23 August 2018 Edit to add It’s GCSE results day and Tomek not only lobbied the school to put on computer science especially for his year-group (they’ve never done it before) but he also got a 7 (equivalent A in ‘old money’) along with an excellent set of results in all other subjects. YAY!

  10 Responses to “Adventures in Raspberry Pi – Real World Review”

  1. This is why I like e-books…the shipping for the book to the Netherlands is 1.5 x the price of the actual book. Ordered it anyway. Let’s see what my 11 year old thinks of it. He should be OK with reading English (we have to thank the cartoon network and Minecraft for that).

  2. Lovely review. So glad Tomek is taking to it. I love Carrie Anne’s book – its just what kids need and is a great example of a teacher writing about things she knows.

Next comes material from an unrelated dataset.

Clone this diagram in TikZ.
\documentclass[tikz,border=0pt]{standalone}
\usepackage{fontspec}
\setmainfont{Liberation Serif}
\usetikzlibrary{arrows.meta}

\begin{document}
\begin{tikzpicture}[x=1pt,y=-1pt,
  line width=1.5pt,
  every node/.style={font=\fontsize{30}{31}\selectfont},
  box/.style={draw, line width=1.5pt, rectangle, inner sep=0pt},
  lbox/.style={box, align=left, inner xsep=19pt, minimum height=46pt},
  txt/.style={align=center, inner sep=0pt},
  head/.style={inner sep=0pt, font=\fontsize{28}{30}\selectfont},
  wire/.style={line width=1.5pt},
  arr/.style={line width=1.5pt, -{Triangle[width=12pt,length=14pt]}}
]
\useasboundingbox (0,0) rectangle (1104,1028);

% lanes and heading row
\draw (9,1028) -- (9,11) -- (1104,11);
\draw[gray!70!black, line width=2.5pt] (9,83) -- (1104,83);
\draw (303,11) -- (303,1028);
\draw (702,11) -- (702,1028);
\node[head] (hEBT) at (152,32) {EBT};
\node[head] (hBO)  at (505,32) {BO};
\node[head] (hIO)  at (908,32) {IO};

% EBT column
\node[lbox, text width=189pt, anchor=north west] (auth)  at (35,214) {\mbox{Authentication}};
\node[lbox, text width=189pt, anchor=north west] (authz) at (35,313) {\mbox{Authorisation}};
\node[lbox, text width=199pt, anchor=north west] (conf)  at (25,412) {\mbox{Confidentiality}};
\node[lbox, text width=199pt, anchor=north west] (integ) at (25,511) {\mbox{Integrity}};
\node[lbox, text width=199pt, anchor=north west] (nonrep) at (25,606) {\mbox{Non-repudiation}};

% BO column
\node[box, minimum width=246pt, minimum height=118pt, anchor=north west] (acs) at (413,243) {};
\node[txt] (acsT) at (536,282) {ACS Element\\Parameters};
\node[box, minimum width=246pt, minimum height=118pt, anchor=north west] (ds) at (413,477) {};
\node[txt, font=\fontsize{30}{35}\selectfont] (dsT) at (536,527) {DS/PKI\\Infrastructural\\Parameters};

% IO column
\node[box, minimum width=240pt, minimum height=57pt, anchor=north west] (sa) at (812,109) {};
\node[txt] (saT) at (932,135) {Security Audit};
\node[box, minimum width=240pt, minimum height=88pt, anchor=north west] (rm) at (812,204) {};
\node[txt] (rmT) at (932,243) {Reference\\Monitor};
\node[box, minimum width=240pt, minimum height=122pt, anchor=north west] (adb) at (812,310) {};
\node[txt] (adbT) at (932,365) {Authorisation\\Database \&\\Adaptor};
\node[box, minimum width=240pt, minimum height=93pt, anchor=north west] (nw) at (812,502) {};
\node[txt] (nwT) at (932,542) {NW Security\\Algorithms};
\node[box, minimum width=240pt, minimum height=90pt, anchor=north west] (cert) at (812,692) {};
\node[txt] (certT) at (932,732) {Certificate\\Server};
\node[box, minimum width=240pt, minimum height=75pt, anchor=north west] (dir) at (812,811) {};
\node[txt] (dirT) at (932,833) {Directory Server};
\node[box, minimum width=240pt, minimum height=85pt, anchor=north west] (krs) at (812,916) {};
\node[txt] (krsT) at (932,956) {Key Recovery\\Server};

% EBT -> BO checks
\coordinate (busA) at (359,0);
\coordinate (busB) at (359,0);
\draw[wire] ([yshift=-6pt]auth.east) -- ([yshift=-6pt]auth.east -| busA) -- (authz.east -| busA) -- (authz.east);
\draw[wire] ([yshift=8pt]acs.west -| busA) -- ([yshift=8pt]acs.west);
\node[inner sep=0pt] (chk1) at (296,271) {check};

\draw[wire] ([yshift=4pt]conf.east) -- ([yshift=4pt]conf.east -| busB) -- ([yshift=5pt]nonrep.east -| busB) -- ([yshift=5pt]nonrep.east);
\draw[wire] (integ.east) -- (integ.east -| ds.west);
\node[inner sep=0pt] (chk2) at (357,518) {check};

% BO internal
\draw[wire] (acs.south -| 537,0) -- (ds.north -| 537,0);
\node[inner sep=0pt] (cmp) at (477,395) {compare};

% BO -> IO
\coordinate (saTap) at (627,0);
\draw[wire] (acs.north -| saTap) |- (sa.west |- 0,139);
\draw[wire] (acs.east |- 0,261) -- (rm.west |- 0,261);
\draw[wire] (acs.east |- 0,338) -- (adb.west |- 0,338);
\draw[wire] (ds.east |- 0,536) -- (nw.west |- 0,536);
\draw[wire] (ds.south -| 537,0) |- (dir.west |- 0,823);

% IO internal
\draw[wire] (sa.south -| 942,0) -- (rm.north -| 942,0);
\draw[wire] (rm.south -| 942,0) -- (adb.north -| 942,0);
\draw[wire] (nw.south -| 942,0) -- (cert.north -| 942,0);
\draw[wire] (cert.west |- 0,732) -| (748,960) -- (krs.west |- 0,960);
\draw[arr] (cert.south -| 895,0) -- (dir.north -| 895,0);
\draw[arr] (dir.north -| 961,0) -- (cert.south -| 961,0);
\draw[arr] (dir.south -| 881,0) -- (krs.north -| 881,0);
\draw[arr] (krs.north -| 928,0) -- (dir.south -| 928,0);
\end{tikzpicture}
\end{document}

    • I think it wins out because, once you’ve got the basics learnt, you can dip in and out of the rest. e.g. Sonic Pi is a self-contained chapter. As long as you can start it and get sound output working, you’re sorted.

      The problem with Hello World! was that, for a 9-year-old’s attention span (2 years ago) you had to do a bit too much learning before the really fun stuff kicked in. I think maybe Scratch is a better entry-point for that age-group.

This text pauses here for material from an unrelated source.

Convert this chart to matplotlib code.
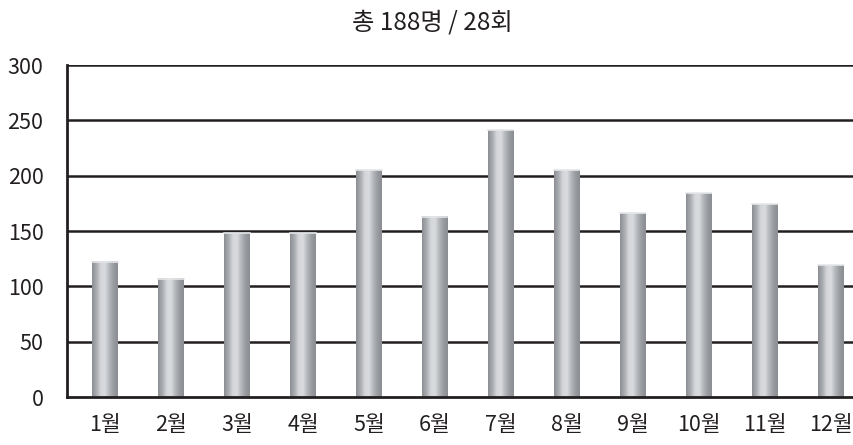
import matplotlib
matplotlib.use("Agg")
import matplotlib.pyplot as plt
import numpy as np
from matplotlib.colors import LinearSegmentedColormap

plt.rcParams["font.family"] = ["Noto Sans CJK KR", "DejaVu Sans"]

months = ["1월", "2월", "3월", "4월", "5월", "6월", "7월", "8월", "9월", "10월", "11월", "12월"]
counts = [122, 107, 148, 148, 205, 163, 241, 205, 166, 184, 174, 119]
y_ticks = [0, 50, 100, 150, 200, 250, 300]
title = "총 188명 / 28회"

# cylinder-like shading across each bar
shade = LinearSegmentedColormap.from_list(
    "cyl", ["#8c8f94", "#a9acb0", "#d3d5d8", "#dadcdf", "#b4b7bb", "#999ca1", "#8a8d92"]
)
grad = np.linspace(0, 1, 64).reshape(1, -1)

fig = plt.figure(figsize=(8.54, 4.45), dpi=100)
ax = fig.add_axes([67 / 854, 48 / 445, 1 - 67 / 854, 332 / 445])

width = 0.38
x = np.arange(len(months))
for xi, val in zip(x, counts):
    ax.imshow(grad, cmap=shade, aspect="auto", interpolation="bilinear",
              extent=(xi - width / 2, xi + width / 2, 0, val), zorder=3)
    ax.plot([xi - width / 2, xi + width / 2], [val, val], color="#e4e6e8", lw=1.2, zorder=4)

for yv in y_ticks[1:]:
    ax.axhline(yv, color="#231f20", lw=1.8, zorder=2)

ax.set_xlim(-0.576, 11.35)
ax.set_ylim(0, 300)
ax.set_xticks(x, months)
ax.set_yticks(y_ticks)
ax.tick_params(axis="both", length=0, labelsize=15.5, colors="#231f20")
ax.tick_params(axis="x", pad=12)
ax.tick_params(axis="y", pad=17)
for s in ["top", "right"]:
    ax.spines[s].set_visible(False)
for s in ["left", "bottom"]:
    ax.spines[s].set_color("#231f20")
    ax.spines[s].set_linewidth(2)
    ax.spines[s].set_zorder(5)

fig.text(0.506, 0.95, title, ha="center", va="center", fontsize=17.5, color="#231f20")

fig.savefig("out.png", dpi=100)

      I’m so glad to have got him over the initial hurdles and frustration barriers. Persistence is such an important life skill, but you need some kind of achievement at some point in order to keep going. Free, high quality games are just a couple of clicks away these days. I can remember playing Manic Miner for weeks and being stuck on level 5 (Eugene’s lair) for days. Most kids wouldn’t do that now, they’d go to another site and find another game instead of learning how to overcome.

      I used to save up for a month or two to afford a new game. The first game I ever bought was Cosmiads (a Commodore Pet Galaxians clone with really crap graphics). Most of that has disappeared now, along with the values and skills it taught as a side-effect.

  3. Lovely review. I hope a good book comes along to help old, burnt out coders like me (stopped programming 18 years ago) to go back to the noble art! I have a couple of Python books for the Rasp Pi and the Learn Python the Hard Way. Any ideas on which may be the best?

    • I used Learn Python the Hard way online to start with, then we got ‘Hello World’ and I found that a useful reference.
      Now I’ve got Alex Bradbury & Ben Everard’s ‘Programming in Python with the Raspberry Pi’, which is next up for review.

      I still haven’t learnt about things like modules and classes yet, but feel this new book will take me there.